Unlike other vegetables, you can’t find winter squash all year long in the store (at least around here). Two of my kids’ favorite meals are butternut squash macaroni and cheese, and a butternut squash red lentil curry, and I can’t make these dishes until fall hits each year. Now I have seven quarts of butternut squash at my fingertips all year long, for these recipes and others. I enjoy butternut squash in a fall salad, and even on a pesto pizza and risotto. Butternut squash is fun in a beef stew, or as a side dish. I’ve never made butternut squash soup, but I have that on my list for this season.

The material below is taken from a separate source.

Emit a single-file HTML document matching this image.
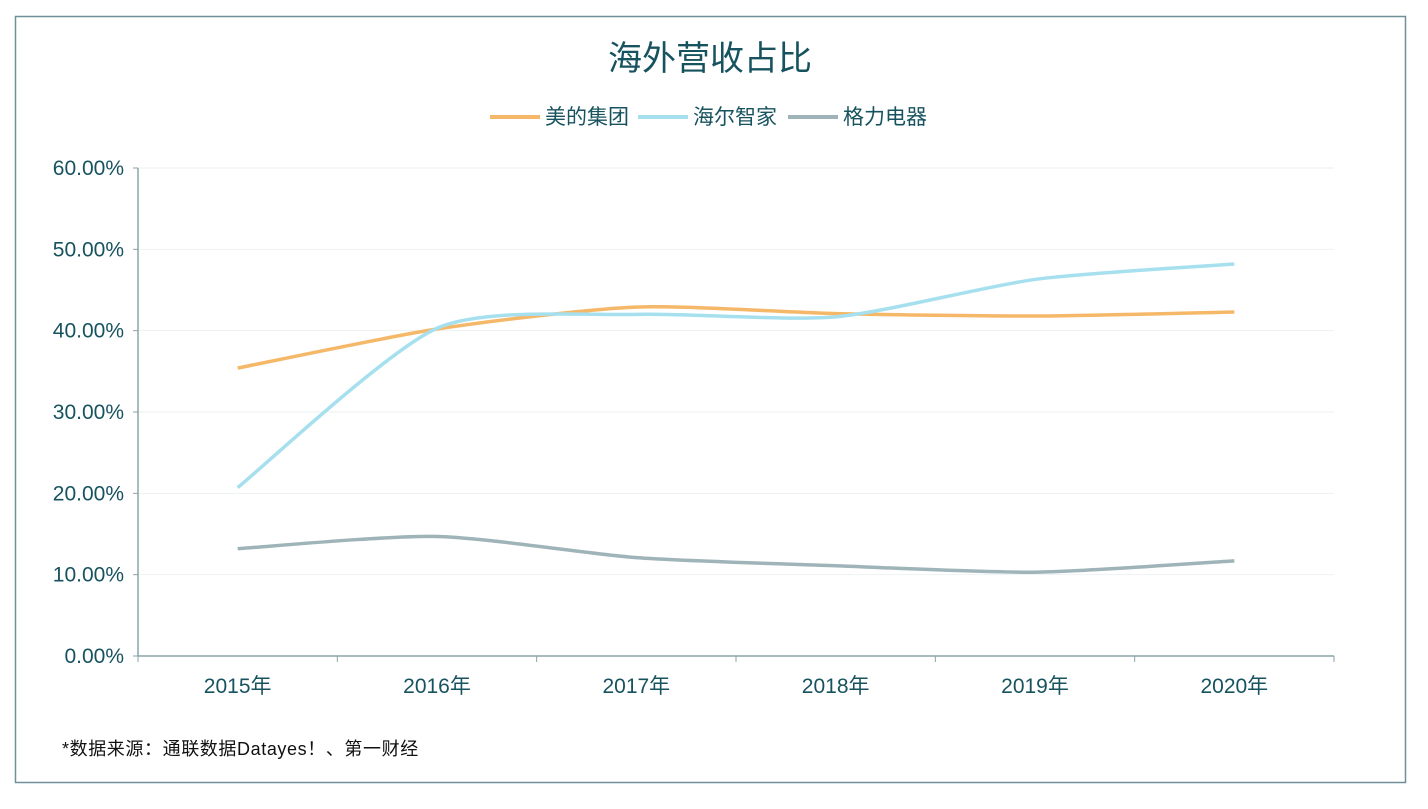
<!DOCTYPE html>
<html><head><meta charset="utf-8"><style>
body{margin:0;background:#fff;width:1428px;height:804px;overflow:hidden;font-family:"Liberation Sans","Noto Sans CJK SC",sans-serif}
svg text{font-family:"Liberation Sans","Noto Sans CJK SC",sans-serif}
</style></head><body>
<svg id="c" width="1428" height="804">
<rect x="15.5" y="16.5" width="1390" height="766" fill="#fff" stroke="#6f8f99" stroke-width="1.5"/>
<text x="710" y="70" text-anchor="middle" font-size="34" fill="#17535f">海外营收占比</text>
<g id="legend"></g>
<g id="grid"></g><g id="axes"></g><g id="series"></g>
<text x="62" y="755" font-size="18" fill="#111" letter-spacing="0.6">*数据来源：通联数据Datayes！、第一财经</text>
</svg>
<script>
const categories=["2015年","2016年","2017年","2018年","2019年","2020年"];
const names=["美的集团","海尔智家","格力电器"];
const colors=["#f5b868","#a6e0ee","#9fb4b9"];
const midea=[35.4,40.2,42.9,42.1,41.8,42.3];
const haier=[20.7,40.3,42.0,41.7,46.3,48.2];
const gree=[13.2,14.7,12.1,11.1,10.3,11.7];
const yTicks=[0,10,20,30,40,50,60];
const series=[midea,haier,gree];
const NS="http://www.w3.org/2000/svg";
const X0=138,X1=1334,Y0=656,Y1=168;
const band=(X1-X0)/categories.length;
const x=i=>X0+band*(i+0.5);
const y=v=>Y0-(v/60)*(Y0-Y1);
function mk(t,a,p){const e=document.createElementNS(NS,t);for(const k in a)e.setAttribute(k,a[k]);(p||document.getElementById('c')).appendChild(e);return e;}
const grid=document.getElementById('grid'),axes=document.getElementById('axes'),sg=document.getElementById('series'),lg=document.getElementById('legend');
yTicks.forEach(t=>{
 if(t>0){const g=mk('line',{x1:X0,x2:X1,y1:y(t),y2:y(t),stroke:'#eef1f2'},grid);
 
 }
 const l=mk('text',{x:124,y:y(t)+7,'text-anchor':'end','font-size':21,fill:'#17535f'},axes);
 l.textContent=t.toFixed(2)+'%';
 
 
 const tk=mk('line',{x1:X0-5,x2:X0,y1:y(t),y2:y(t),stroke:'#8aa3aa'},axes);
 
 
});
const ya=mk('line',{x1:X0,x2:X0,y1:Y1,y2:Y0,stroke:'#8aa3aa','stroke-width':1.5},axes);


const xa=mk('line',{x1:X0,x2:X1,y1:Y0,y2:Y0,stroke:'#8aa3aa','stroke-width':1.5},axes);


for(let i=0;i<=categories.length;i++){const tk=mk('line',{x1:X0+band*i,x2:X0+band*i,y1:Y0,y2:Y0+6,stroke:'#8aa3aa'},axes);
 
 }
categories.forEach((c,i)=>{const t=mk('text',{x:x(i),y:693,'text-anchor':'middle','font-size':21,fill:'#17535f'},axes);t.textContent=c;
 
 });
function path(vals){const p=vals.map((v,i)=>[x(i),y(v)]);let d='M'+p[0][0]+','+p[0][1];
 for(let i=0;i<p.length-1;i++){const p0=p[i-1]||p[i],p1=p[i],p2=p[i+1],p3=p[i+2]||p2;const s=0.12;
 d+=` C${p1[0]+(p2[0]-p0[0])*s},${p1[1]+(p2[1]-p0[1])*s} ${p2[0]-(p3[0]-p1[0])*s},${p2[1]-(p3[1]-p1[1])*s} ${p2[0]},${p2[1]}`;}return d;}
series.forEach((s,k)=>{const e=mk('path',{d:path(s),fill:'none',stroke:colors[k],'stroke-width':3.5},sg);
 
 });
const lx=[490,638,788];
names.forEach((n,k)=>{const l=mk('line',{x1:lx[k],x2:lx[k]+50,y1:117,y2:117,stroke:colors[k],'stroke-width':4},lg);
 
 
 const t=mk('text',{x:lx[k]+55,y:124,'font-size':21,fill:'#17535f'},lg);t.textContent=n;
 
 });
</script>
</body></html>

As I type, I’m wondering if I should can even more.
I’ve canned winter squash two ways – hot pack and raw pack. One would think raw pack (without cooking first) would make for a firmer squash, but actually it turns out waterlogged. A quick 2 minute boil makes for a better product. I’ve prepared mine in water and a little salt, but if you wanted to add maple syrup, cinnamon, or other flavorings you could do that too. Part of canning fun is making custom items your family loves. You could mix and match your jars – do one with flavorings to try and others in water for more versatility.

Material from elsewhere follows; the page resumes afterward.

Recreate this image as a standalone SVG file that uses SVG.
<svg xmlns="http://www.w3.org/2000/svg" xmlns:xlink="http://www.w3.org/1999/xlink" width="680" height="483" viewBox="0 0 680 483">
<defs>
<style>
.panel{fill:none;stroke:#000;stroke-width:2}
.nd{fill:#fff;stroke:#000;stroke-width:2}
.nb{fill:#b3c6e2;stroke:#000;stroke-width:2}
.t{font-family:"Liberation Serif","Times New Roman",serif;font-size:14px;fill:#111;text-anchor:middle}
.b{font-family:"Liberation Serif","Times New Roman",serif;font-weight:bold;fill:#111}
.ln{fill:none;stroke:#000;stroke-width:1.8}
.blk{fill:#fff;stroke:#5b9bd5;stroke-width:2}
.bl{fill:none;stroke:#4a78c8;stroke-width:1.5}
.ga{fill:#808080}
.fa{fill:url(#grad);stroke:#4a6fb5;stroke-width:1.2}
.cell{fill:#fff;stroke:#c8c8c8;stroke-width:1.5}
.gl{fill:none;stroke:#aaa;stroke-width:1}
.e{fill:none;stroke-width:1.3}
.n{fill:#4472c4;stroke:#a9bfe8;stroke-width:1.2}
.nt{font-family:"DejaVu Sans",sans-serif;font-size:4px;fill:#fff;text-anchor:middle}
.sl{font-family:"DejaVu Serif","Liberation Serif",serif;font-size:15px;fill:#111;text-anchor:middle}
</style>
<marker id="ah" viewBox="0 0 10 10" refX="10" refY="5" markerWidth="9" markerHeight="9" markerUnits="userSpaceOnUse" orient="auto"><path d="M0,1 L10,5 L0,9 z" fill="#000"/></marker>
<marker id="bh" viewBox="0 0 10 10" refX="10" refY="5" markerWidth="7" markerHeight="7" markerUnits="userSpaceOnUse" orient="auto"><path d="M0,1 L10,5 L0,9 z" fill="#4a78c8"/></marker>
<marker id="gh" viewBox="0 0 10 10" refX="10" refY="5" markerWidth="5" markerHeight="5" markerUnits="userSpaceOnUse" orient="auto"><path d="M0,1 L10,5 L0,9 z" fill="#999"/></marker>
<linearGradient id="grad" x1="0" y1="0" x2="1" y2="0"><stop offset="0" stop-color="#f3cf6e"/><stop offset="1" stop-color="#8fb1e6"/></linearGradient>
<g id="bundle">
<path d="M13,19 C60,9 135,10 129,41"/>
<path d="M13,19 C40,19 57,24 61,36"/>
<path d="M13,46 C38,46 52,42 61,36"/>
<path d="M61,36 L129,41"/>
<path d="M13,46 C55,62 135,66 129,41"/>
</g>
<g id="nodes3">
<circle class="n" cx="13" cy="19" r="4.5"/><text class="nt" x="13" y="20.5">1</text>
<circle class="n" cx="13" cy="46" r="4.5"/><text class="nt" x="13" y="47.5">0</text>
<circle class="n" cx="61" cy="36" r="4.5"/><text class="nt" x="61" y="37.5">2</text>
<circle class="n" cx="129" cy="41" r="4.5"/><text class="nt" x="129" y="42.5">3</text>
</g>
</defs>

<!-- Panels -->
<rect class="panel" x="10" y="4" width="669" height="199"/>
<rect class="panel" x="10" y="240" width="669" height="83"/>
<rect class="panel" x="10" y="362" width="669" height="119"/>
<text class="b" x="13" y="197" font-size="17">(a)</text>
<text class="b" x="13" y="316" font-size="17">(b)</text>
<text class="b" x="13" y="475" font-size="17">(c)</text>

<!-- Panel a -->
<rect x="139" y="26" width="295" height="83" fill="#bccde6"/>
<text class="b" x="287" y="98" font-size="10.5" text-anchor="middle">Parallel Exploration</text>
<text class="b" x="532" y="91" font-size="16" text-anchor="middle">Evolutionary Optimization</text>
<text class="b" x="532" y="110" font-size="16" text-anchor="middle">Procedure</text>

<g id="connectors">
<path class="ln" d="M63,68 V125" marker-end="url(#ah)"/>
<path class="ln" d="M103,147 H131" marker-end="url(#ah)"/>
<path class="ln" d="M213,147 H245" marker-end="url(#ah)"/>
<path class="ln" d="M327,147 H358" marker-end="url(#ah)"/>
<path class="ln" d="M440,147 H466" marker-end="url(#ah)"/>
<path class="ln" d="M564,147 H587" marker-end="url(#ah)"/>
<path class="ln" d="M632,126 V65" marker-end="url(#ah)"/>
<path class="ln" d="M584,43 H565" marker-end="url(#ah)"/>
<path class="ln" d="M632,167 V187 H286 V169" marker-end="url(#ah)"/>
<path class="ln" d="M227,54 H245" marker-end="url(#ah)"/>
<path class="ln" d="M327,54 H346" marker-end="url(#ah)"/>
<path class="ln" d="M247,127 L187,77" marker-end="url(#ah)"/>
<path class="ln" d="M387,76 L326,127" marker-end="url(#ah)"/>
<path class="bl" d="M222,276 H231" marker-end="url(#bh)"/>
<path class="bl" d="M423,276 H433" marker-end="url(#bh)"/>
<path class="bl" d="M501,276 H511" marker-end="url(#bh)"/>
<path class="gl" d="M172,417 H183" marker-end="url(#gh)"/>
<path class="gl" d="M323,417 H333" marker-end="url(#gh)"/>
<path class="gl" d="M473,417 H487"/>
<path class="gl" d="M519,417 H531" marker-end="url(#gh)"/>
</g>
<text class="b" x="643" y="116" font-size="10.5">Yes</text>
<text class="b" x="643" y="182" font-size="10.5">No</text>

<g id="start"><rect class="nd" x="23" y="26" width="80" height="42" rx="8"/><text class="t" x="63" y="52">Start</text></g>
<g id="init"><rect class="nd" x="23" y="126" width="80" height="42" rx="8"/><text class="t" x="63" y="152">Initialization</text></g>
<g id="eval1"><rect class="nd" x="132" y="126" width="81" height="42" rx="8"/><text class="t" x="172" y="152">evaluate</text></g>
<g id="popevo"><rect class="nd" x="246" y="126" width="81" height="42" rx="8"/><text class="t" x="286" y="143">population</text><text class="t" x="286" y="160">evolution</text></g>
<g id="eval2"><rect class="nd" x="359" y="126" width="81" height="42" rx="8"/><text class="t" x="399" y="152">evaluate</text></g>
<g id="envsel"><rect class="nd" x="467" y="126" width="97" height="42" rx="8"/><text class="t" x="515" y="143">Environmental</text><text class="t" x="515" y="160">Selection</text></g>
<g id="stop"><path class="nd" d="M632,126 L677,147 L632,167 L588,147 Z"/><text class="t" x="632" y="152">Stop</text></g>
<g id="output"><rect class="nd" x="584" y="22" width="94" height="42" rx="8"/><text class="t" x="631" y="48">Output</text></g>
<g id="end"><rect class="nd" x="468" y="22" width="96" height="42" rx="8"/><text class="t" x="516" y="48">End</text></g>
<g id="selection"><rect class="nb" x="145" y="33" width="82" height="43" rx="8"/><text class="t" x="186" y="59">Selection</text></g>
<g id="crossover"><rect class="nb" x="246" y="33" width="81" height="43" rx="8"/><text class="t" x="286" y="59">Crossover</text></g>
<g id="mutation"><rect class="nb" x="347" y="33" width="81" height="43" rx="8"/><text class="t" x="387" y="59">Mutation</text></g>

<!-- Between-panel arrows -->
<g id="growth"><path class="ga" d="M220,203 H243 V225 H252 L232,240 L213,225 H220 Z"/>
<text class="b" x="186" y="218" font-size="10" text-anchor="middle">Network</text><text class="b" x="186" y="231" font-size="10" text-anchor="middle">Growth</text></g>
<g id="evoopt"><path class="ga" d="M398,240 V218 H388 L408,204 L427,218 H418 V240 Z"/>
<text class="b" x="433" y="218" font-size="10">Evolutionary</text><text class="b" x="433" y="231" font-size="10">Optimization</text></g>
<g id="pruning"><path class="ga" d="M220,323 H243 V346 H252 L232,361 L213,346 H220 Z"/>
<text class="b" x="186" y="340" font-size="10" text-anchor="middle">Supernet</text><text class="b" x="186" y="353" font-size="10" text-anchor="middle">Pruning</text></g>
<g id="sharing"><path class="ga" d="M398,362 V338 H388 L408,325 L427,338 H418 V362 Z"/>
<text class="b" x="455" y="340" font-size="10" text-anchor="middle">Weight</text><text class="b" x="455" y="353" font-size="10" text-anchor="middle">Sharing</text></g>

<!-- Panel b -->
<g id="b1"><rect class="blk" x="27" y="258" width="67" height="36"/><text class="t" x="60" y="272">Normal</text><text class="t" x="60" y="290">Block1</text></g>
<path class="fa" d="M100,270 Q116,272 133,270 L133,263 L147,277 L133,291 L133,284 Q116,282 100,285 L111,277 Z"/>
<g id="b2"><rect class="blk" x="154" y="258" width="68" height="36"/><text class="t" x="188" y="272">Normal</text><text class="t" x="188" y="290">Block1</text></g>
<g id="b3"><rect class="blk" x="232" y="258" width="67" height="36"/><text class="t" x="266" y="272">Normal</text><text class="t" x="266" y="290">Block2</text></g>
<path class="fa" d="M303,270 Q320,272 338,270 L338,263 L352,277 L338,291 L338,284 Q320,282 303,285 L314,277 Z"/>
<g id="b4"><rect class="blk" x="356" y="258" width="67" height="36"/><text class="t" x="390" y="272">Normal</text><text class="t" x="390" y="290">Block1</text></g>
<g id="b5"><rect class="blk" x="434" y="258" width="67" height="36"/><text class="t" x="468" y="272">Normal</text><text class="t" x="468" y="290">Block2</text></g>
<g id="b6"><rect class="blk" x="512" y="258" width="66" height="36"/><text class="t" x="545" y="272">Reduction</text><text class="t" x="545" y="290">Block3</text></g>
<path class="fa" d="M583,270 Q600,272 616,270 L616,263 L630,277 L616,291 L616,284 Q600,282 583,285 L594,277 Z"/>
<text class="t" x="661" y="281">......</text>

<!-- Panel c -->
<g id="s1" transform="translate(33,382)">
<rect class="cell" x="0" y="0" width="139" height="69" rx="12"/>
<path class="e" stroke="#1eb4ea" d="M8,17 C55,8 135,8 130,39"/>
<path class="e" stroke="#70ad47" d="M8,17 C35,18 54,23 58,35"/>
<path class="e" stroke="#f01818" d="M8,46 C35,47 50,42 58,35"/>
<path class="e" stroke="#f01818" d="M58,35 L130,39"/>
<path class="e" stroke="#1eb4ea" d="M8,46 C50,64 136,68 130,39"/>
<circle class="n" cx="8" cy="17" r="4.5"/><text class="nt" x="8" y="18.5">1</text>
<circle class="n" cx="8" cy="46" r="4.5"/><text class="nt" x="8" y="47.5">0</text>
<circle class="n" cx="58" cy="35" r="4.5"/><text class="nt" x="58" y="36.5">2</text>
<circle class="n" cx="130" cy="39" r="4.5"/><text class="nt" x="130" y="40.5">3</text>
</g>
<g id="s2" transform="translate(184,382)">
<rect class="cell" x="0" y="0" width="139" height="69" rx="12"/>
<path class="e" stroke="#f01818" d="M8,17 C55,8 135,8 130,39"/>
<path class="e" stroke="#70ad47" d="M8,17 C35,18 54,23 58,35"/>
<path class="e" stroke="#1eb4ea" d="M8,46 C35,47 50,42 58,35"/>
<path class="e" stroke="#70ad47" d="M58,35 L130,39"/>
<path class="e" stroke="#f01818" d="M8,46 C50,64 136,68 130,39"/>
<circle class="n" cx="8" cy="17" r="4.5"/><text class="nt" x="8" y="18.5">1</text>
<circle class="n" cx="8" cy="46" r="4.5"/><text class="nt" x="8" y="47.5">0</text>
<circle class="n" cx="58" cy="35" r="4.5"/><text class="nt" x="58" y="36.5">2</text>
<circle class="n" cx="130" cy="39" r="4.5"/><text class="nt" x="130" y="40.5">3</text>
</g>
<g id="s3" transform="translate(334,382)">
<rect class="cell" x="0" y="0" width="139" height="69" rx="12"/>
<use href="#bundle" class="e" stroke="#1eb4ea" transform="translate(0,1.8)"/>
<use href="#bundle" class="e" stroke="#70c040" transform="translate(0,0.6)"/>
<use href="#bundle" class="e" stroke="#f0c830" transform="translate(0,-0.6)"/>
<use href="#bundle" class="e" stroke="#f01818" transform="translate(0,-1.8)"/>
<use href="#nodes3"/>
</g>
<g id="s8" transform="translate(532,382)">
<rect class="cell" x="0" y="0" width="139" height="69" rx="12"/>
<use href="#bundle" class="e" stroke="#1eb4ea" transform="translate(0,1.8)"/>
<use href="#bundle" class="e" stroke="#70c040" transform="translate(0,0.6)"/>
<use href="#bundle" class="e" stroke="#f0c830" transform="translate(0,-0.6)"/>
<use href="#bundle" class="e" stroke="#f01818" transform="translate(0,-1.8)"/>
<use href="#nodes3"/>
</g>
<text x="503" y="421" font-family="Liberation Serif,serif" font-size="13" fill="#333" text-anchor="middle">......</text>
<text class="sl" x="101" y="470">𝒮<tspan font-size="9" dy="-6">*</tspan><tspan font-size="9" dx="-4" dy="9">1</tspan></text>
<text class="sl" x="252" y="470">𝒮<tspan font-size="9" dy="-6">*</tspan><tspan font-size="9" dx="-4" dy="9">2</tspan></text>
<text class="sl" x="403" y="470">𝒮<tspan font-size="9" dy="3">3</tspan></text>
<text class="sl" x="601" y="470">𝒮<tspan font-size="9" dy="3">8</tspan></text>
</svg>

My instructions calls for 8 quarts of raw squash, but when you quick cook the squash it will shrink to fit into 7 quarts.
Canned Butternut Squash
8 quarts cubed butternut squash, with stingy/soft parts cut off.
Cut skin off butternut squash and scoop out seeds and fibrinous parts. Cube squash into one inch pieces.
Bring a large pot of water to boil, and cook squash for two minutes. While squash is cooking, put 3/4 tsp of canning salt into each quart jar. When squash is done, place in jars and cover with boiling or very hot water to the one inch mark. Check for bubbles in your jars to ensure you will have proper head space. Pressure can for 90 minutes, following your canner’s instructions.